It’s clear that books are becoming less and less of a product used by citizens in the 21st century. Technological advancements such as the Kobo eReader, iPad and the internet have made books decreasingly convenient. Most people even wonder if books are worth it anymore? The answer is yes. Books still hold sentimental, religious and historical value for many people. Some people still, like me, love going out and purchasing a new book and cracking it open for the first time in a quiet cafe. One thing is certain however, books have changed.
In the novel Fahrenheit 451 books are viewed differently than they are today. In the dystopian society created by Ray Bradbury books are seen as the main source of knowledge for the general public. “The magic is in what books say” (Bradbury 79). This quote depicts the amount of information one could draw from a book during this time was magical. During present times, books are more or less meant for pleasure. You don’t hear of people reading the Bible or the Book of Ecclesiastes often like they were in Bradbury’s novel. Reading to gather information has been replaced conveniently by the internet that can be accessed by countless mobile devices. Although the use for books has changed and diminished slightly, they are still ‘alive’ for a reason whether that be pleasure or sentimental value.
Book burning was major issue during the 1950’s and during Fahrenheit 451. It’s interesting to think about how the burning of books would affect our society today. In my opinion it would have the same if not a bigger effect on our society. Although the purpose of books has changed within societies today, most historical and informational texts still exist today and are still just as important to many people. “It was a pleasure to burn” (Bradbury 1) is a popular quote from Bradbury’s novel. It was peoples job to burn books in the novel. Of course they enjoyed it as much as a doctor or teacher would enjoy his/her job today. That is what makes me think that burning books would be a bigger issue during the present century. The censorship that consumed the general public during the war and in the book does not exist in our societies today. This makes for more severity surrounding issues today; book burning would obviously be an issue.
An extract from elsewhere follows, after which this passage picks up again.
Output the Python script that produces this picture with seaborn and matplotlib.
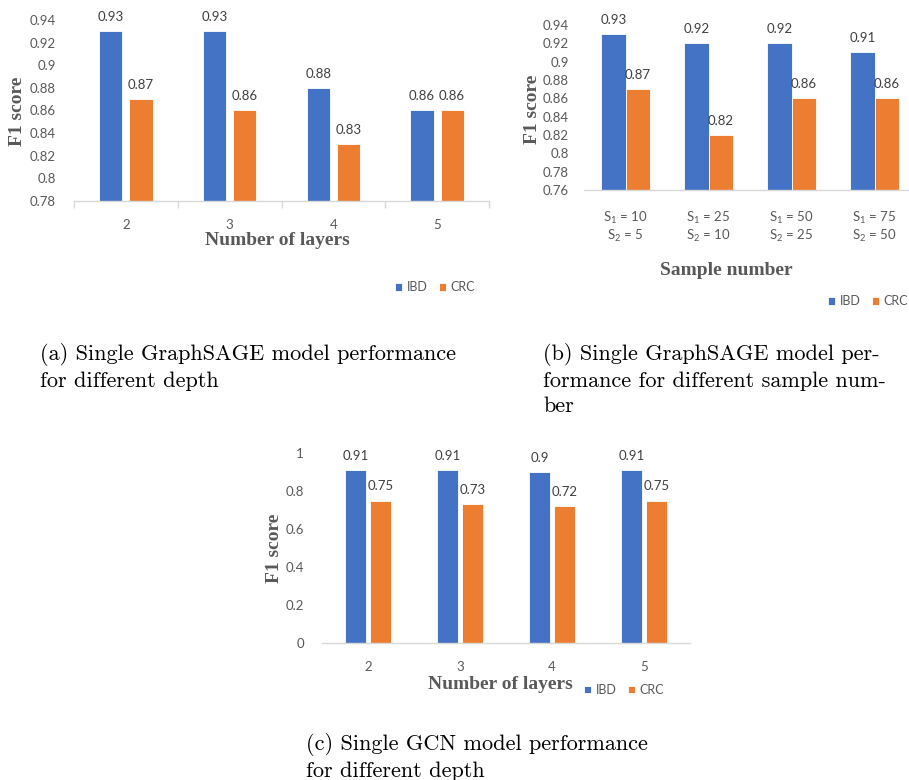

If books were completely discarded or even burned, myself and I would hope a lot of others would be devastated. ALthough the central idea around books has changed due to technological advancements they are still alive and important to the people of the 21st century, thus if book burning were to occur it would still be a massive issue as it was in the past. You have to wonder though if nowadays people were burning iPads and cellphones would that be considered worse?
Bradbury, Ray. Fahrenheit 451. New York: Ballantine Books, 1953. Print.